HAWTHORNE, Nev. – Although central Nevada is unlikely to host the Olympic Games, the remote city of Hawthorne did serve as the unlikely site for the first Nevada National Guard international military contest held in conjunction with Nevada’s State Partnership Program.
Four Tongan Marines competed alongside eight Nevada Army National Guard Soldiers for the title of “Best Warrior” last week in a variety of events contested at the Hawthorne Army Depot, the world’s largest ammunition depot.
The National Guard’s State Partnership Program teams Nevada with the Kingdom of Tonga and the Republic of Fiji in an ongoing series of engagements that broach a broad spectrum of military, civilian, economic and social topics.
Nevada and the Kingdom of Tonga established their partnership in 2014, but last week’s event marked the first time the Tonga armed forces participated in the Nevada Guard annual Best Warrior contest. Fiji sent two military observers to watch this year’s Best Warrior contest and is set to send participants to Nevada next year.

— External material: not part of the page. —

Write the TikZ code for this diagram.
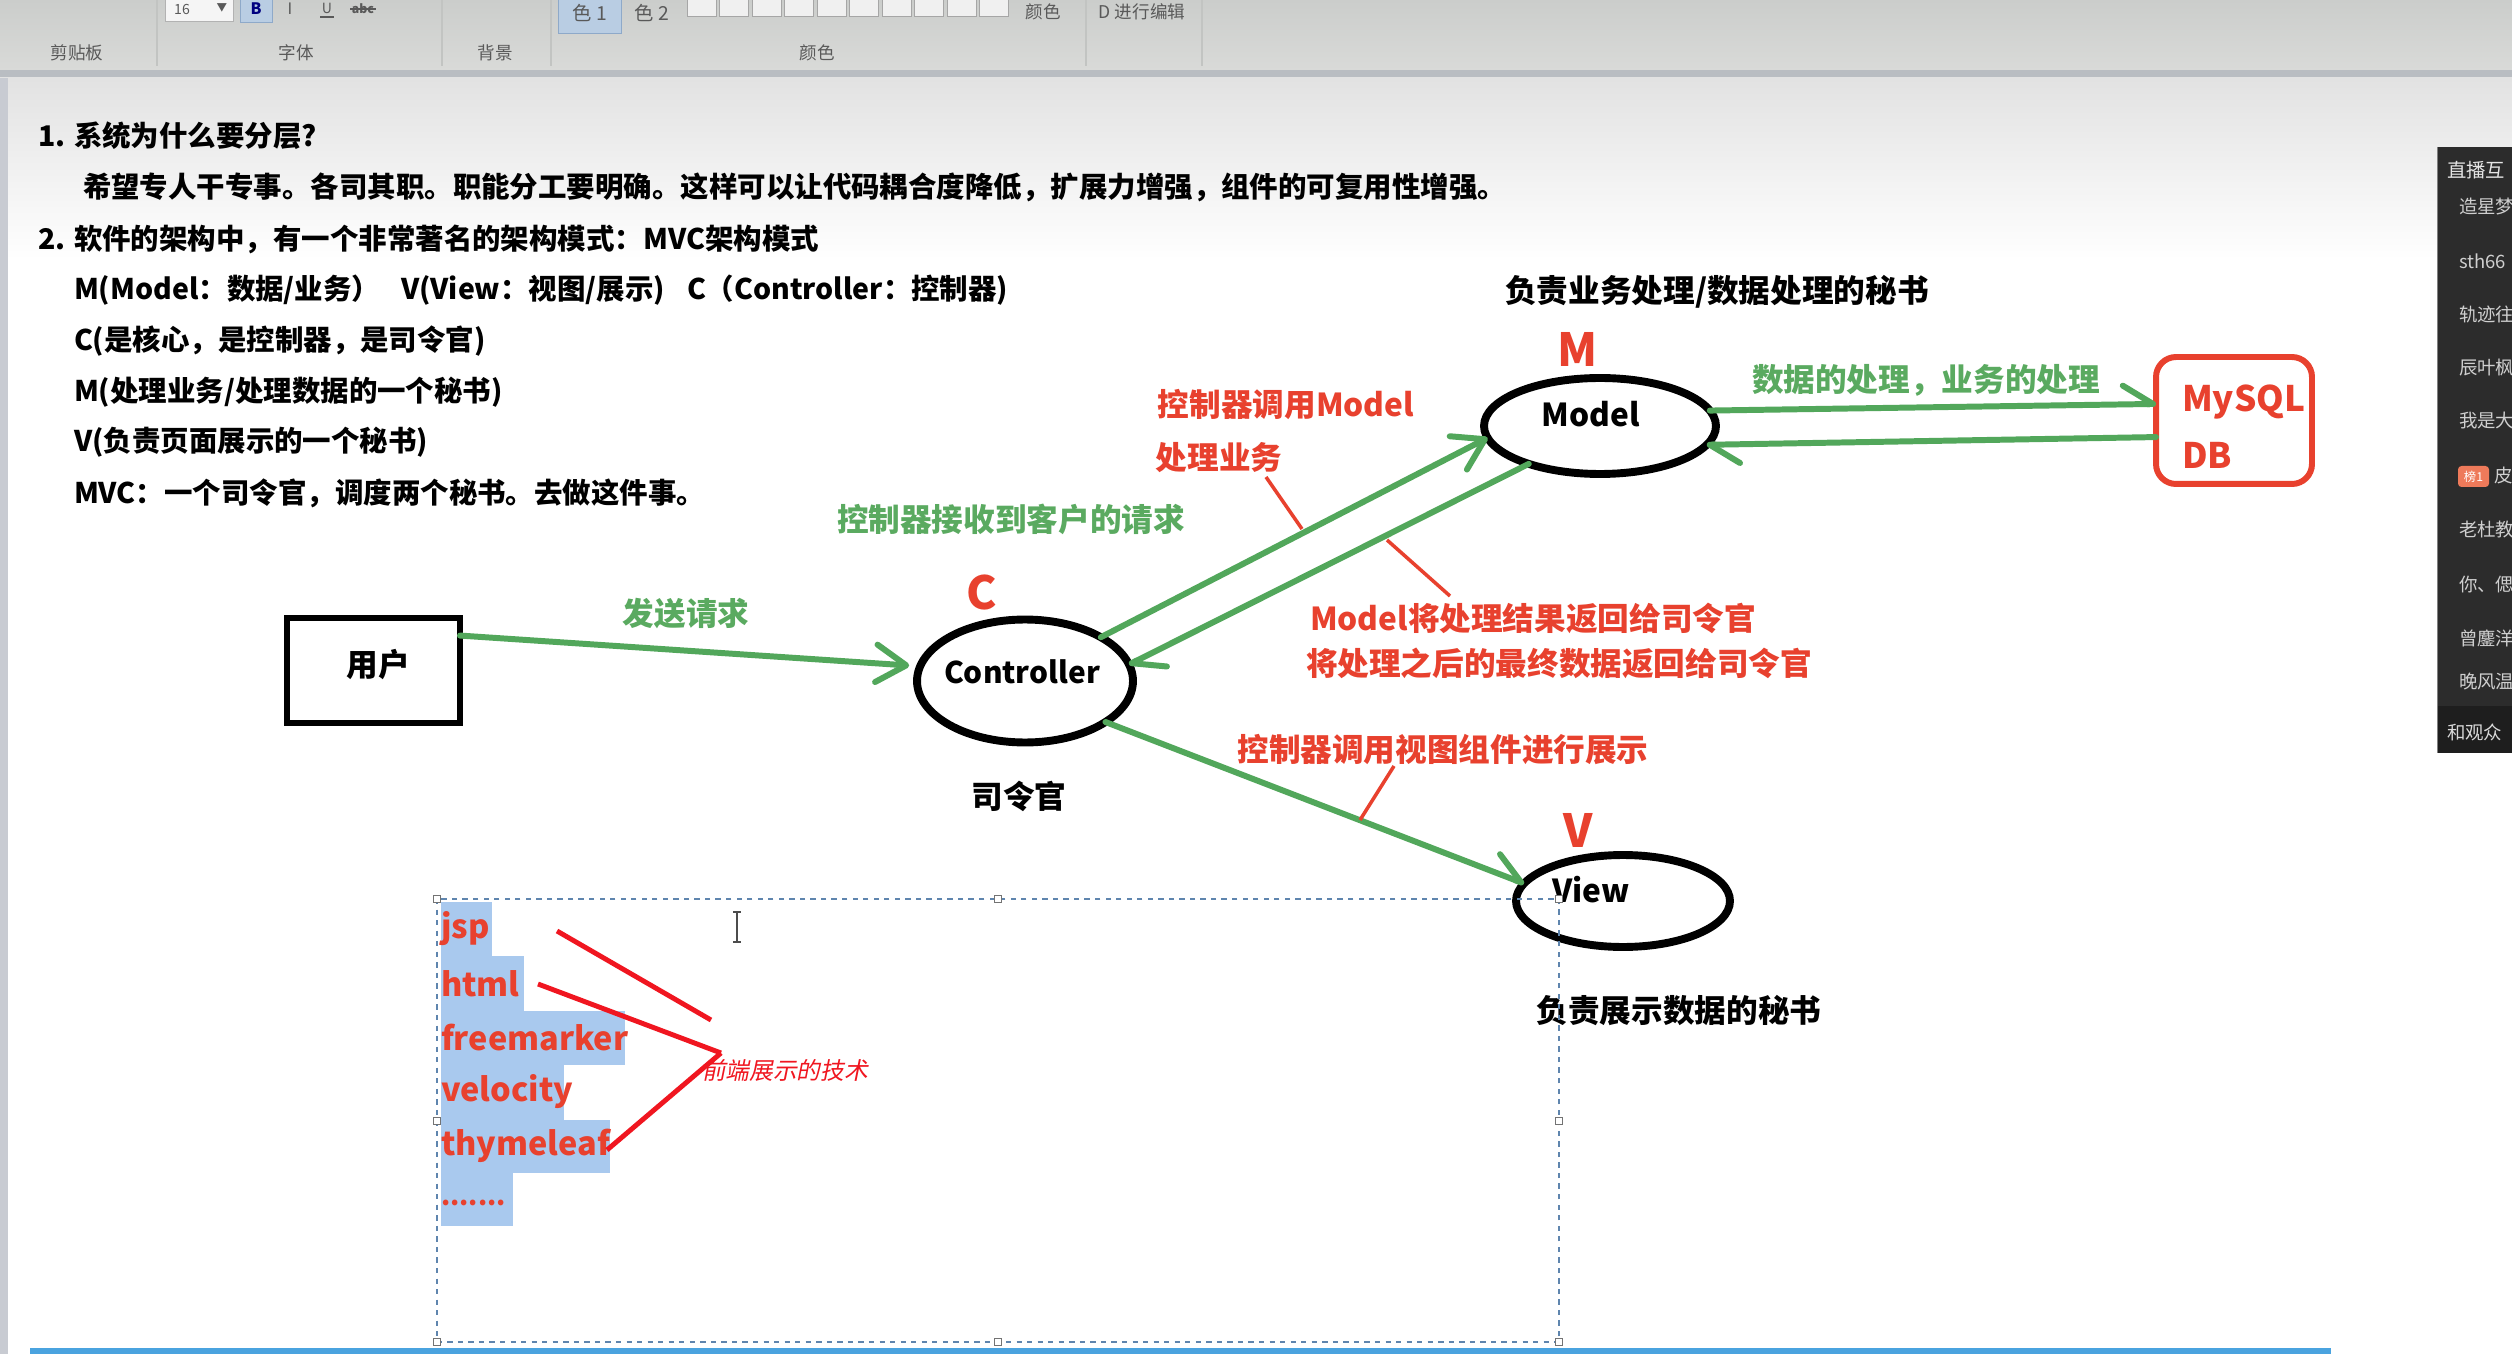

The Army’s Best Warrior contest has been contested Army-wide since 2002 and could be described as a military decathlon featuring a variety of events, including tests of physical fitness, marksmanship and Army knowledge. All told during the three days of competition March 12-14, the 12 athletes were scored in 11 different disciplines. The winner of the Best Warrior contest is also declared the Nevada Army Guard’s Soldier of the Year.
In the end, a former U.S. Marine-turned-Nevada Army Guard cavalry Soldier, Spc. Tyler Davis, 29, of Las Vegas, emerged as the Best Warrior just ahead of second-place Pvt. Sione Lonitenisi of the Tongan Marines.
Davis admitted the Tongans, who performed exceptionally well despite being unaccustomed to Hawthorne’s elevation and winter temperatures, put a lot of stress on the home-state Soldiers.
“I absolutely felt the pressure,” said Davis, a motor transport operator in D Company, 1-221st Cavalry based in Las Vegas. “They are very-well rounded Marines. We realized they were winning many of the events.”
Maj. Tomaakino Tu’itavuki, the Tongan officer accompanying the Marines, said the performance by his South Pacific contingent left him pleasantly surprised. The other Tongans who competed were Pvt. Saevii Tonga, Pvt. Sione Atoa and Pvt. Dimitirous Polisima.
“I was expecting we would take the last four places,” Tu’itavuki said. “We have never trained in this type of weather or ever experienced this elevation. But our team has remained flexible and battled through three days of competition.”
Nevada Guard officials said Hawthorne was chosen as the location for the contest because it is one of the few sites in Nevada with all of the venues for a Best Warrior contest, including marksmanship ranges and land navigation courses.
Lt. Col. Randy Lau, the director of the Nevada Guard’s State Partnership Program, said the multi-day competition achieved its goals on multiple levels.
“The contest was successful because it allowed partners to share military best practices, become familiar with new military techniques and assess what we should do in the future,” Lau said. “The overarching success, though, was the fact we continued to build and foster a strong relationship with our partner countries.”
Davis and the first-place finisher in the Non-commissioned Officer of the Year category, Sgt. Conor Czyzniejewski, 23, of the 422nd Expeditionary Signal Battalion, now advance to represent the Nevada Guard in the Region VII Best Warrior contest. That event will also take place in Hawthorne in mid-May and include the top Soldiers from eight western states and territories. Lonitenisi will also be invited to represent Tonga.